→ Exercise directions: Transcribe all of the material below word for word and leave out its pictures.

→ Material provided:

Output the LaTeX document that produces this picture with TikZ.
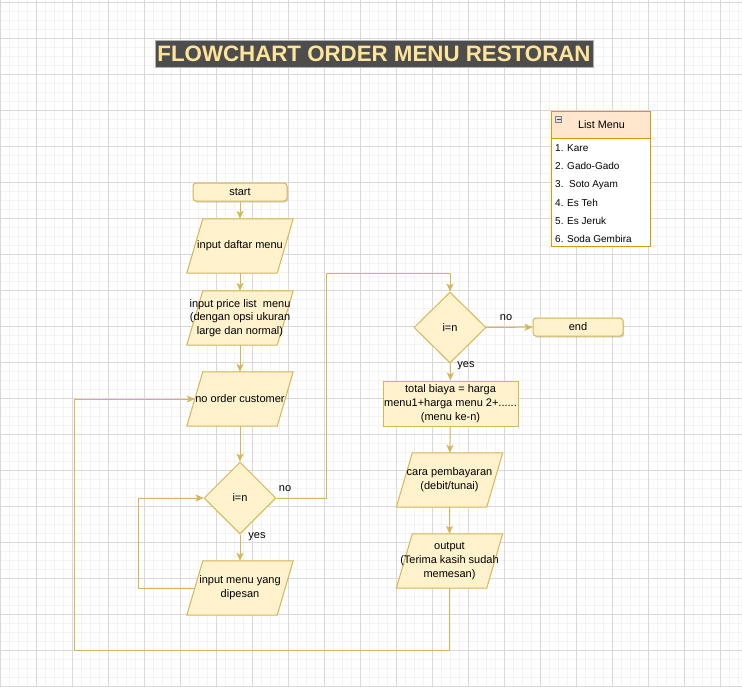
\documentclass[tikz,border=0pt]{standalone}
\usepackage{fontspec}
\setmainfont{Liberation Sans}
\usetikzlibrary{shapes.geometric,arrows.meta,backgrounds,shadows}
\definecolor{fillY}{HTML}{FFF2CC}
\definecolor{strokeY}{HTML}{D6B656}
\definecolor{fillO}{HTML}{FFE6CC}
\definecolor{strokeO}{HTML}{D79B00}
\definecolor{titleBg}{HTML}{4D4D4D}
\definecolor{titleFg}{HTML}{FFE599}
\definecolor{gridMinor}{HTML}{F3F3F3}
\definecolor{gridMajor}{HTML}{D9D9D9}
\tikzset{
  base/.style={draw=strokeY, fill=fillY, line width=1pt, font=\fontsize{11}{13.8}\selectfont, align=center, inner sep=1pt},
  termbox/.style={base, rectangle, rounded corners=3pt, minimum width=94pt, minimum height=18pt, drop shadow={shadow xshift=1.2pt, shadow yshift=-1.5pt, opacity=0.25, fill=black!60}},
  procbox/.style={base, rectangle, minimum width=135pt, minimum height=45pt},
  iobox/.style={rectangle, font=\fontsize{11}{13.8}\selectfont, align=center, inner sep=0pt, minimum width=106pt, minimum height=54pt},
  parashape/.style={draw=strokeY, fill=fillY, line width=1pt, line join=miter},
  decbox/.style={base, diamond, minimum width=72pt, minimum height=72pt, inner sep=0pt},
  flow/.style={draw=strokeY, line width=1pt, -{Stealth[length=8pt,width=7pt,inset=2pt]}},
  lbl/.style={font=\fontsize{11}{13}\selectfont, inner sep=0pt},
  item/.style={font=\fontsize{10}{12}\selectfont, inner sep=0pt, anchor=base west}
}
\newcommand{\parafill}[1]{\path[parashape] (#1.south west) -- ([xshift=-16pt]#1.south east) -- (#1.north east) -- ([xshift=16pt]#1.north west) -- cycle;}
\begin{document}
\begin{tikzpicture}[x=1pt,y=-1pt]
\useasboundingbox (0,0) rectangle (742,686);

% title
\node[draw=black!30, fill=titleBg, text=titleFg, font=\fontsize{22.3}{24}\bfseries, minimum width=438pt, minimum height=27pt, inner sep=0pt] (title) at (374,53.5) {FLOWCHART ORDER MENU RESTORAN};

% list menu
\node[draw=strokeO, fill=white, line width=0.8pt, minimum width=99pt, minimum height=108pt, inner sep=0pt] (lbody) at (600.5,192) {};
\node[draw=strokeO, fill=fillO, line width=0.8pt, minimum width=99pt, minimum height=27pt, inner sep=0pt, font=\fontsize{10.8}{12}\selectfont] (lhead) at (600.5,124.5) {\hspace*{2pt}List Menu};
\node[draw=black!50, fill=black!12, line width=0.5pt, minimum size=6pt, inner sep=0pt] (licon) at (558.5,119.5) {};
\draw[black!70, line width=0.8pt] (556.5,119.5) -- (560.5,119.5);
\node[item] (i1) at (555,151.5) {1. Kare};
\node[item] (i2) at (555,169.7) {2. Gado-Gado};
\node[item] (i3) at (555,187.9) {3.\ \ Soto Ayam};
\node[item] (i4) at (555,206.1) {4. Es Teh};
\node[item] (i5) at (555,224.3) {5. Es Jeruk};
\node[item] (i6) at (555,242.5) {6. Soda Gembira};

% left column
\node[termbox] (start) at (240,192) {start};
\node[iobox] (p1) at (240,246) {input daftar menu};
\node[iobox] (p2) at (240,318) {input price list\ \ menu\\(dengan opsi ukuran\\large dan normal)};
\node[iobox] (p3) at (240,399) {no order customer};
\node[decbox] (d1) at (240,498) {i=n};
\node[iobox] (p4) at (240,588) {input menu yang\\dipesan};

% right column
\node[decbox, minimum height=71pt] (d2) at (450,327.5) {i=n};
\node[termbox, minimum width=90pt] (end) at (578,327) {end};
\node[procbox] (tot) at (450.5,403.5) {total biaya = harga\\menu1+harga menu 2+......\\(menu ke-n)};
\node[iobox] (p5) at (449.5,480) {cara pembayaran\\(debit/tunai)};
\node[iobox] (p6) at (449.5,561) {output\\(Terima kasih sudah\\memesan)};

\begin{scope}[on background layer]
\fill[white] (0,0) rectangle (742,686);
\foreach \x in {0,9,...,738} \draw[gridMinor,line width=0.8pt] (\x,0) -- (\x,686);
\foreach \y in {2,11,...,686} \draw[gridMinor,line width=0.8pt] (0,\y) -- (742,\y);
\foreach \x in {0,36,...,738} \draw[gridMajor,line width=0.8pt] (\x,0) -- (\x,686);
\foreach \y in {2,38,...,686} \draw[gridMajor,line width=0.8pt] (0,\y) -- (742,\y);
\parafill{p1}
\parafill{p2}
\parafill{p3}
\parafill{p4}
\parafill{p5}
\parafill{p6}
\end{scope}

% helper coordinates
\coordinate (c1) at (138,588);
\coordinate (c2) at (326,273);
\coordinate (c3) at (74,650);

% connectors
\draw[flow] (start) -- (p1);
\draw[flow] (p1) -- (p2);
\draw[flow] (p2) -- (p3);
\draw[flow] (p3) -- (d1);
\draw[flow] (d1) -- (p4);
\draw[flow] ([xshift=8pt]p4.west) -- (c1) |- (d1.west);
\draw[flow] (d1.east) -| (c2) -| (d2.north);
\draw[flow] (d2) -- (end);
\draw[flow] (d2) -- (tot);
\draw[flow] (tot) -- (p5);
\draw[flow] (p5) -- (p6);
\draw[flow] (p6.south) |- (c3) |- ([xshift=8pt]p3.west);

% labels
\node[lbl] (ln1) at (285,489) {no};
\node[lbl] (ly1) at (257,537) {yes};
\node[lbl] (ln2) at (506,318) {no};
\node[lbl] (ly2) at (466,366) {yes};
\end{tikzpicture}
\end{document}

→ Written response:
Output the LaTeX document that produces this picture with TikZ.
\documentclass[tikz,border=0pt]{standalone}
\usepackage{fontspec}
\setmainfont{Liberation Sans}
\usetikzlibrary{shapes.geometric,arrows.meta,backgrounds,shadows}
\definecolor{fillY}{HTML}{FFF2CC}
\definecolor{strokeY}{HTML}{D6B656}
\definecolor{fillO}{HTML}{FFE6CC}
\definecolor{strokeO}{HTML}{D79B00}
\definecolor{titleBg}{HTML}{4D4D4D}
\definecolor{titleFg}{HTML}{FFE599}
\definecolor{gridMinor}{HTML}{F3F3F3}
\definecolor{gridMajor}{HTML}{D9D9D9}
\tikzset{
  base/.style={draw=strokeY, fill=fillY, line width=1pt, font=\fontsize{11}{13.8}\selectfont, align=center, inner sep=1pt},
  termbox/.style={base, rectangle, rounded corners=3pt, minimum width=94pt, minimum height=18pt, drop shadow={shadow xshift=1.2pt, shadow yshift=-1.5pt, opacity=0.25, fill=black!60}},
  procbox/.style={base, rectangle, minimum width=135pt, minimum height=45pt},
  iobox/.style={rectangle, font=\fontsize{11}{13.8}\selectfont, align=center, inner sep=0pt, minimum width=106pt, minimum height=54pt},
  parashape/.style={draw=strokeY, fill=fillY, line width=1pt, line join=miter},
  decbox/.style={base, diamond, minimum width=72pt, minimum height=72pt, inner sep=0pt},
  flow/.style={draw=strokeY, line width=1pt, -{Stealth[length=8pt,width=7pt,inset=2pt]}},
  lbl/.style={font=\fontsize{11}{13}\selectfont, inner sep=0pt},
  item/.style={font=\fontsize{10}{12}\selectfont, inner sep=0pt, anchor=base west}
}
\newcommand{\parafill}[1]{\path[parashape] (#1.south west) -- ([xshift=-16pt]#1.south east) -- (#1.north east) -- ([xshift=16pt]#1.north west) -- cycle;}
\begin{document}
\begin{tikzpicture}[x=1pt,y=-1pt]
\useasboundingbox (0,0) rectangle (742,686);

% title
\node[draw=black!30, fill=titleBg, text=titleFg, font=\fontsize{22.3}{24}\bfseries, minimum width=438pt, minimum height=27pt, inner sep=0pt] (title) at (374,53.5) {FLOWCHART ORDER MENU RESTORAN};

% list menu
\node[draw=strokeO, fill=white, line width=0.8pt, minimum width=99pt, minimum height=108pt, inner sep=0pt] (lbody) at (600.5,192) {};
\node[draw=strokeO, fill=fillO, line width=0.8pt, minimum width=99pt, minimum height=27pt, inner sep=0pt, font=\fontsize{10.8}{12}\selectfont] (lhead) at (600.5,124.5) {\hspace*{2pt}List Menu};
\node[draw=black!50, fill=black!12, line width=0.5pt, minimum size=6pt, inner sep=0pt] (licon) at (558.5,119.5) {};
\draw[black!70, line width=0.8pt] (556.5,119.5) -- (560.5,119.5);
\node[item] (i1) at (555,151.5) {1. Kare};
\node[item] (i2) at (555,169.7) {2. Gado-Gado};
\node[item] (i3) at (555,187.9) {3.\ \ Soto Ayam};
\node[item] (i4) at (555,206.1) {4. Es Teh};
\node[item] (i5) at (555,224.3) {5. Es Jeruk};
\node[item] (i6) at (555,242.5) {6. Soda Gembira};

% left column
\node[termbox] (start) at (240,192) {start};
\node[iobox] (p1) at (240,246) {input daftar menu};
\node[iobox] (p2) at (240,318) {input price list\ \ menu\\(dengan opsi ukuran\\large dan normal)};
\node[iobox] (p3) at (240,399) {no order customer};
\node[decbox] (d1) at (240,498) {i=n};
\node[iobox] (p4) at (240,588) {input menu yang\\dipesan};

% right column
\node[decbox, minimum height=71pt] (d2) at (450,327.5) {i=n};
\node[termbox, minimum width=90pt] (end) at (578,327) {end};
\node[procbox] (tot) at (450.5,403.5) {total biaya = harga\\menu1+harga menu 2+......\\(menu ke-n)};
\node[iobox] (p5) at (449.5,480) {cara pembayaran\\(debit/tunai)};
\node[iobox] (p6) at (449.5,561) {output\\(Terima kasih sudah\\memesan)};

\begin{scope}[on background layer]
\fill[white] (0,0) rectangle (742,686);
\foreach \x in {0,9,...,738} \draw[gridMinor,line width=0.8pt] (\x,0) -- (\x,686);
\foreach \y in {2,11,...,686} \draw[gridMinor,line width=0.8pt] (0,\y) -- (742,\y);
\foreach \x in {0,36,...,738} \draw[gridMajor,line width=0.8pt] (\x,0) -- (\x,686);
\foreach \y in {2,38,...,686} \draw[gridMajor,line width=0.8pt] (0,\y) -- (742,\y);
\parafill{p1}
\parafill{p2}
\parafill{p3}
\parafill{p4}
\parafill{p5}
\parafill{p6}
\end{scope}

% helper coordinates
\coordinate (c1) at (138,588);
\coordinate (c2) at (326,273);
\coordinate (c3) at (74,650);

% connectors
\draw[flow] (start) -- (p1);
\draw[flow] (p1) -- (p2);
\draw[flow] (p2) -- (p3);
\draw[flow] (p3) -- (d1);
\draw[flow] (d1) -- (p4);
\draw[flow] ([xshift=8pt]p4.west) -- (c1) |- (d1.west);
\draw[flow] (d1.east) -| (c2) -| (d2.north);
\draw[flow] (d2) -- (end);
\draw[flow] (d2) -- (tot);
\draw[flow] (tot) -- (p5);
\draw[flow] (p5) -- (p6);
\draw[flow] (p6.south) |- (c3) |- ([xshift=8pt]p3.west);

% labels
\node[lbl] (ln1) at (285,489) {no};
\node[lbl] (ly1) at (257,537) {yes};
\node[lbl] (ln2) at (506,318) {no};
\node[lbl] (ly2) at (466,366) {yes};
\end{tikzpicture}
\end{document}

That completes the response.